While she struggled with distance learning in the spring, she said she’s ready for remote school as it begins this year. She’s been working to eliminate distractions including her cell phone and the television, which she turns off for the duration of the school day.
“I’m really excited about live teaching, knowing I’ll be able to interact with my teacher on a personal level,” she said. “I’m excited—I’m ecstatic— that it’s my senior year. Everything’s so surreal.
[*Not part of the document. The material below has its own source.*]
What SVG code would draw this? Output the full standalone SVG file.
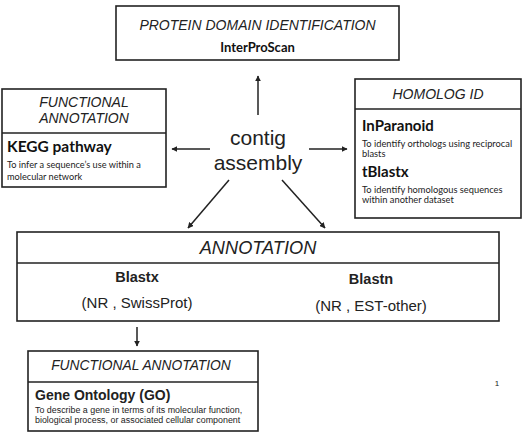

It’s like, high school went by so fast.”
“College feels really heavy right now,” she later added. “I’m working on just getting good grades, just staying on top of everything because I want to get into a good school.”
When she started senior year last week, she tried to focus on college, which seems “way more real now” that applications are due in just a few months. She’s aiming for Stanford University, a school that she’s dreamed about since she was a little kid. Also on her list are Vanderbilt, Elms College, and several HBCUs.
“Of course I’m concerned about the fact that I don’t know if I will be able to have our prom or our graduation,” she said. “The class of 2020 did have both, but not in the same way. I’m hoping that the rate of infection stays low, and our senior activities are going to go as planned.”
“My friends—we’re doing a lot of video calling, trying to make sure that we’re all doing okay during this time,” she added. “Trauma on top of trauma is not a good mix.”